Dad, how did the car fly? It was virtually the first thing that seven-year-old Fay said when waking up the morning after seeing the Hippodrome's Chitty Chitty Bang Bang.
A good sign. A very good sign. That and the fact that the bum shift-ometer registered little more than 1.5 on the fidget scale during what turned out to be a phantasmagorical ride through the fairytale world made famous by United Artists in the 1960s.
Director Adrian Noble's version of the Ian Fleming adventure is a faultless crowd-pleaser for children of all ages, with atmospheric sets, eye-popping special effects, great songs performed with gusto, rock-solid choreography and a huge hard-working cast that earns every penny of its take-home pay.
The star of the show is, yes, the car. Yes, it does fly.

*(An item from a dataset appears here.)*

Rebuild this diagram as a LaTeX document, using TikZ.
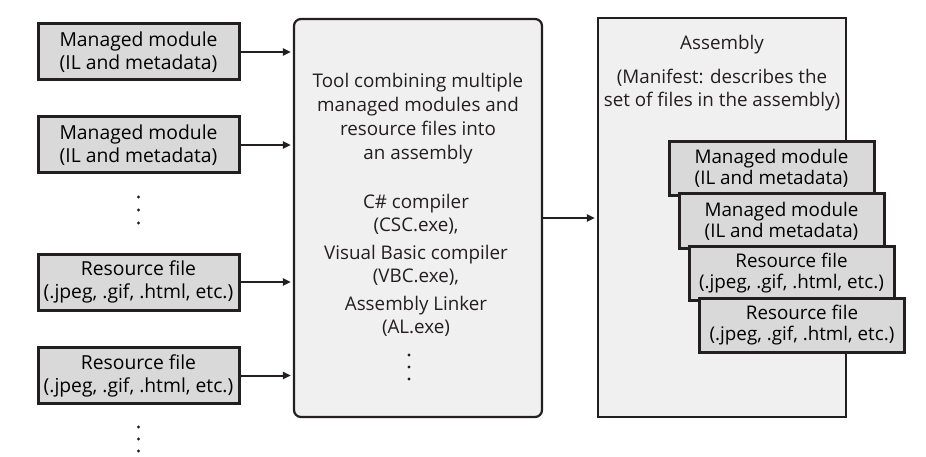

And, no, you can't see the joins.
Swooping and soaring its way through the inky on-stage darkness, the full-size recreation of GEN II got the biggest applause of the night as it dodged the cannonballs of a Vulgarian gunboat, pursued the kidnapped Grandpa Potts and performed its light-twinkling finale on the flight home.
Anything less would have been a letdown, of course.
Brian Connolly steps effortlessly into Dick Van Dyke's shoes as the single dad inventor who adds his own bit of magic to some rusty wreckage and creates a family car with a mind of its own.
The most enjoyable roles are the baddies, with Jane Gurnett giving it plenty of welly as Baroness Bomburst, former Coronation Street star Kevin Kennedy unrecognisable as a truly menacing Nosferatu-style Child Catcher, and Robert Traynor and Nigel Garton winning the crowd's special mention award as the Vulgarian spies.
This is undemanding but throughly entertaining stuff.
A big crowd came to the Hippodrome to have a good time and they didn't go home disappointed.
* Until September 2. Running time: two hours, 30 minutes.